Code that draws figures
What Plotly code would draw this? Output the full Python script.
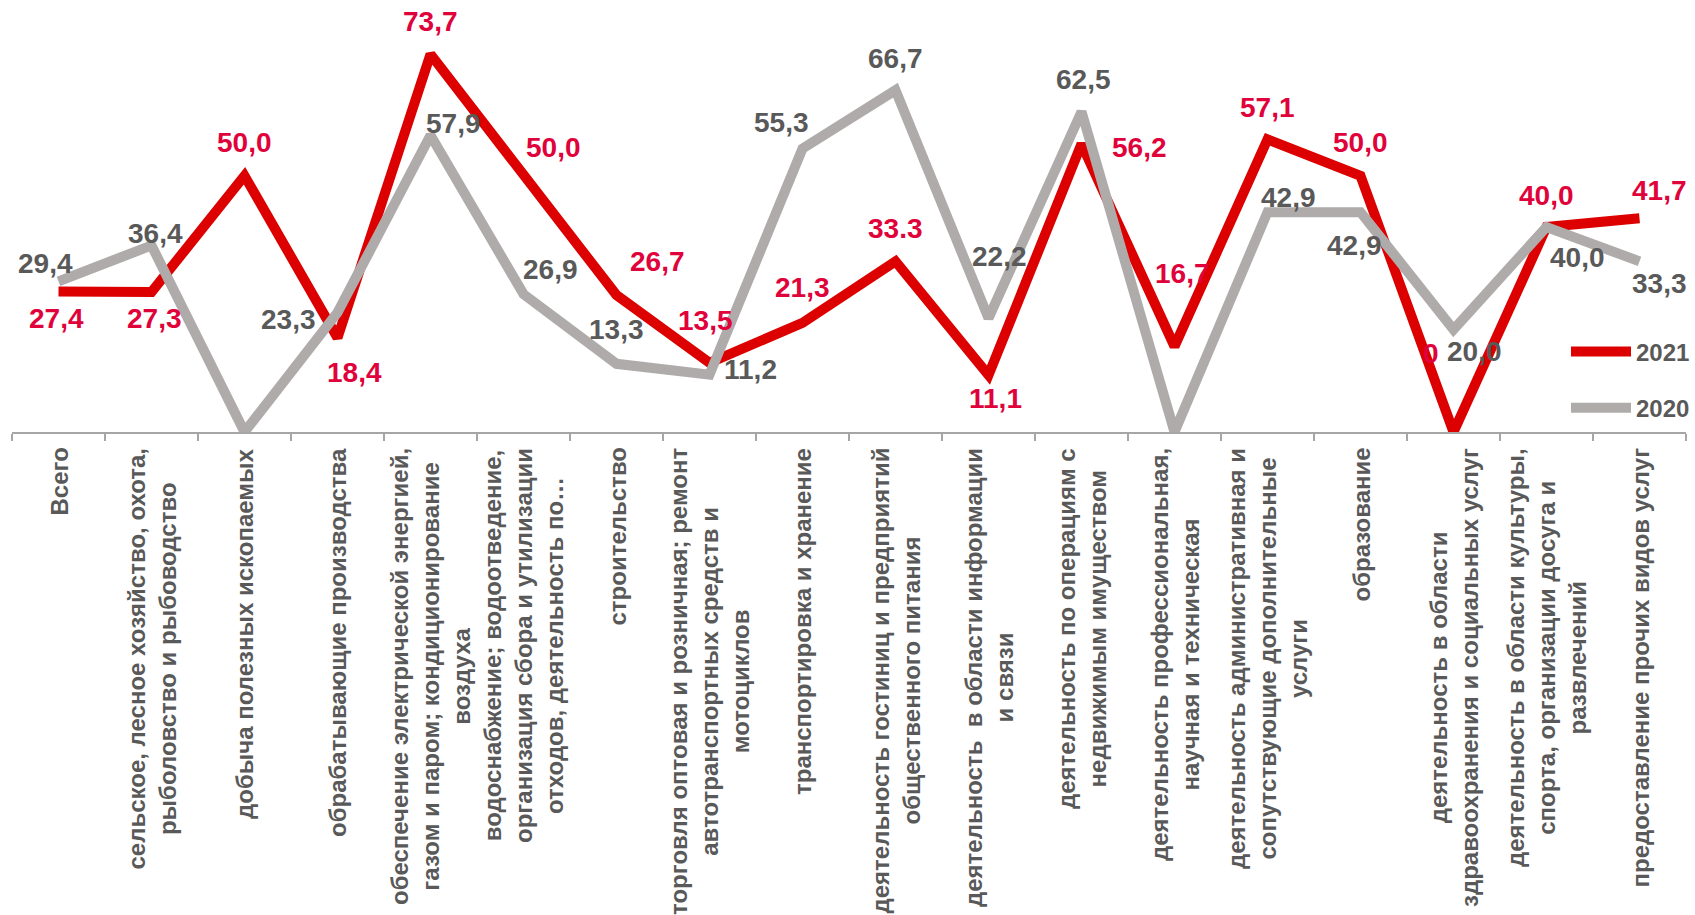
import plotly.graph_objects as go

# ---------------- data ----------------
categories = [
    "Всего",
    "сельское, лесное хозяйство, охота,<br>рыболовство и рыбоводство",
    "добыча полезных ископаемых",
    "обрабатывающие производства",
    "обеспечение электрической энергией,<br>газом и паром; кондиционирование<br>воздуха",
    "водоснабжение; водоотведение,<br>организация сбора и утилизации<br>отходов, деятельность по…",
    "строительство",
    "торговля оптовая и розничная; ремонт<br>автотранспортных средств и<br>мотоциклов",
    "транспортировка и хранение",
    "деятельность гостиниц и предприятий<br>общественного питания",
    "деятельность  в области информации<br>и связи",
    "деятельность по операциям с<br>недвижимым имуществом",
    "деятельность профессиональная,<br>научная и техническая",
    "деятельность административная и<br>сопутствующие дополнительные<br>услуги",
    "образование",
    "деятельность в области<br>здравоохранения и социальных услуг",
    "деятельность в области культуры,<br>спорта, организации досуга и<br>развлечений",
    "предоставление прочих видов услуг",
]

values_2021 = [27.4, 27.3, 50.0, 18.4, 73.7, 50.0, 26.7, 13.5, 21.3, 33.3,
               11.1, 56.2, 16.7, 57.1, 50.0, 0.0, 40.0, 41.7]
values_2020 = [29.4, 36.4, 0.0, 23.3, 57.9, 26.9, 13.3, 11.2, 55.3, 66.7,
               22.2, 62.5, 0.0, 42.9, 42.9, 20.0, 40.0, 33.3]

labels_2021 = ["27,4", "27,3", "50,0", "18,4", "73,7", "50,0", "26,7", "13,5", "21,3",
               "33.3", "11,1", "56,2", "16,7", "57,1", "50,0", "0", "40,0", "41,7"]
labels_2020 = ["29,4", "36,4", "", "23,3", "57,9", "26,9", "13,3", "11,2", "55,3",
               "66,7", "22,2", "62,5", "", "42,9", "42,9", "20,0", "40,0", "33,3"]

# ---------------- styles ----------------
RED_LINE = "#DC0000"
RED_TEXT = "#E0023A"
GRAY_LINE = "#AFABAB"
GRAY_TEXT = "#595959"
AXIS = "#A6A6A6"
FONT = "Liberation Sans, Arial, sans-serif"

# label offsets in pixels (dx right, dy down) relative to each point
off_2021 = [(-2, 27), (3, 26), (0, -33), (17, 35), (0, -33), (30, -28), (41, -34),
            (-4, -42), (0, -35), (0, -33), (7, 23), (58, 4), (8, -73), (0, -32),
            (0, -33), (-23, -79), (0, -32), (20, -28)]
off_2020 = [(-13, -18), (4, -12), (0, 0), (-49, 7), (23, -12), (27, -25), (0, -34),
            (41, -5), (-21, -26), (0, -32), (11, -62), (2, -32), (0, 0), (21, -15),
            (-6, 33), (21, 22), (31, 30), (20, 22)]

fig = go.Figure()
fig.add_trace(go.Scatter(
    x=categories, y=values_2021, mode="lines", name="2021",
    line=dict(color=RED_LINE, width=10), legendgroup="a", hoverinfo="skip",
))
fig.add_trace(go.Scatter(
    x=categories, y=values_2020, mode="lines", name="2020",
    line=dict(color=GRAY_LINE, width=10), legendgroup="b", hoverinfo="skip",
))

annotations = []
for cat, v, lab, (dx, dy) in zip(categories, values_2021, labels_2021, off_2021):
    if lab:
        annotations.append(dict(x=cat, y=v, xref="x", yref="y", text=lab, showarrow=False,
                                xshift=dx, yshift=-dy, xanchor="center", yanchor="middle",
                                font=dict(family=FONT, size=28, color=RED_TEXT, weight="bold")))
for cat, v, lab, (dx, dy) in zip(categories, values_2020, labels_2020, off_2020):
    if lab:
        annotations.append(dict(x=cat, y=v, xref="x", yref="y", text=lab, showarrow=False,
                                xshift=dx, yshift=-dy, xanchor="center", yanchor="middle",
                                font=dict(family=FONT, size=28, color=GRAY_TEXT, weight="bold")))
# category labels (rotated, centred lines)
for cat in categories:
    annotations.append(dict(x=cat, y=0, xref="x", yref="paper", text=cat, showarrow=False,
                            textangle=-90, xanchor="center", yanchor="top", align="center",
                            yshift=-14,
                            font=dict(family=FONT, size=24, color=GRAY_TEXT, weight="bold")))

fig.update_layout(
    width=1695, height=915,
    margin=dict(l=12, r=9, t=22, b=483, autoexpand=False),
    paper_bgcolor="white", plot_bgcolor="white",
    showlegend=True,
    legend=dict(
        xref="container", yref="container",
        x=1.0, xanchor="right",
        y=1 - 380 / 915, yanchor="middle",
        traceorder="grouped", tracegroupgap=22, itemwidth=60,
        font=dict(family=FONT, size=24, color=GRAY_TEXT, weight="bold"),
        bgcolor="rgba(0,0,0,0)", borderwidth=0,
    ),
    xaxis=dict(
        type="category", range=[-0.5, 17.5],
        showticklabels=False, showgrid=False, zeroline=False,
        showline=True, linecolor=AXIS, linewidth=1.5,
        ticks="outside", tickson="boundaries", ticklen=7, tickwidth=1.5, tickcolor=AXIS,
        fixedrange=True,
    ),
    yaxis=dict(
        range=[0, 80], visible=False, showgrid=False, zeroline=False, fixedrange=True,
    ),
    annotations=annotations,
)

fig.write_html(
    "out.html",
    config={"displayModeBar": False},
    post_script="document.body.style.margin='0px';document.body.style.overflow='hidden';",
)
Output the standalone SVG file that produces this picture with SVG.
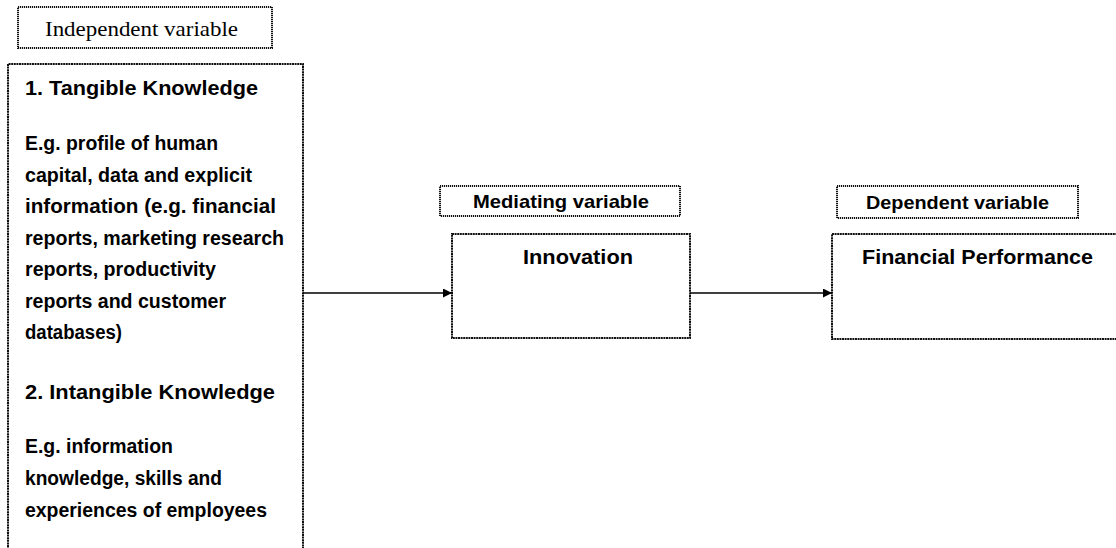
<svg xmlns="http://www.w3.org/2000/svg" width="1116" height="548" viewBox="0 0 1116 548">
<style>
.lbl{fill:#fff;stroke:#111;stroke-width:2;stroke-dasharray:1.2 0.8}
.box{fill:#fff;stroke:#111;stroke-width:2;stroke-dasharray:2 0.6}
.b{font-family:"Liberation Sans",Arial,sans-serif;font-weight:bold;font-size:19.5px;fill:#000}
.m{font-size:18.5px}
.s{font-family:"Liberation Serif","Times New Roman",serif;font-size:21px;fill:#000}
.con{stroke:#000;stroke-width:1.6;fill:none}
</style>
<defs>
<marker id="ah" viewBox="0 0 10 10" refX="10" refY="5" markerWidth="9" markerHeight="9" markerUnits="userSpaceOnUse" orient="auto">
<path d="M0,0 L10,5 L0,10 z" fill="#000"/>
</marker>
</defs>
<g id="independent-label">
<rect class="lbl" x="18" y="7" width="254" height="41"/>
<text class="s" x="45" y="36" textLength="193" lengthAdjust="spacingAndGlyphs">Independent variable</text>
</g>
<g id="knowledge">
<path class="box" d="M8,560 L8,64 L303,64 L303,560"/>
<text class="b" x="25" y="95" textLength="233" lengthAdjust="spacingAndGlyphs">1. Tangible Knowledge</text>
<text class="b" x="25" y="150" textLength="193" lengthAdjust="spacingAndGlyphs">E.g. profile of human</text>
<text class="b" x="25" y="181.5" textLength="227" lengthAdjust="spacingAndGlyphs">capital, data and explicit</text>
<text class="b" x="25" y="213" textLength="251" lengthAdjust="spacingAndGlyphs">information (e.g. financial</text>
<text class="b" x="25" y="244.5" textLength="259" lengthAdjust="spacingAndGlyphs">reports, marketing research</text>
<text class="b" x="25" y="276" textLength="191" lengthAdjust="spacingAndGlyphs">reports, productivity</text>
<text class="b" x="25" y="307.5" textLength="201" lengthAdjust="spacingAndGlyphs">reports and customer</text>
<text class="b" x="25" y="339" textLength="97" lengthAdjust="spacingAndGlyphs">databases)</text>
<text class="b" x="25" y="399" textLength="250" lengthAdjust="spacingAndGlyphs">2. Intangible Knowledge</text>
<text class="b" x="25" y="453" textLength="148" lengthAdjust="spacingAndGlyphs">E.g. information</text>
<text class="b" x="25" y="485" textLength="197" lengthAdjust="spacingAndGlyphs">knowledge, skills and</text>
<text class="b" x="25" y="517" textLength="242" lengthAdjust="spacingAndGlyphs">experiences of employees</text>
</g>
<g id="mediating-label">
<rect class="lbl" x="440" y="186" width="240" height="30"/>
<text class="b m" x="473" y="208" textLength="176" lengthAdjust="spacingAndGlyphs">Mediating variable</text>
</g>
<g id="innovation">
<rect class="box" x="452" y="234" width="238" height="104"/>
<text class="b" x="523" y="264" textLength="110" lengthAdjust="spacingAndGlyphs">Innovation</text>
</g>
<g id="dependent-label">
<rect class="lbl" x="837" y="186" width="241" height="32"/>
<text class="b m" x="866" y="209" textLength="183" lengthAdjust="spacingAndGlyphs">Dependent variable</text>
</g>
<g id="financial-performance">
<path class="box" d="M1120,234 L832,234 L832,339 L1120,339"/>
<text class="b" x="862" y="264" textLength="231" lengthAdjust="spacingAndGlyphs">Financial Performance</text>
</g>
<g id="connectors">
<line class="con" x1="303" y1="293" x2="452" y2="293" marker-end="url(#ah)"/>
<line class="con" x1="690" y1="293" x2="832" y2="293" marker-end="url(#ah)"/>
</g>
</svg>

### Aim:
Scan the listing above for the word "Output" and copy every line that holds it.

### Answer to this problem:
What Plotly code would draw this? Output the full Python script.
Output the standalone SVG file that produces this picture with SVG.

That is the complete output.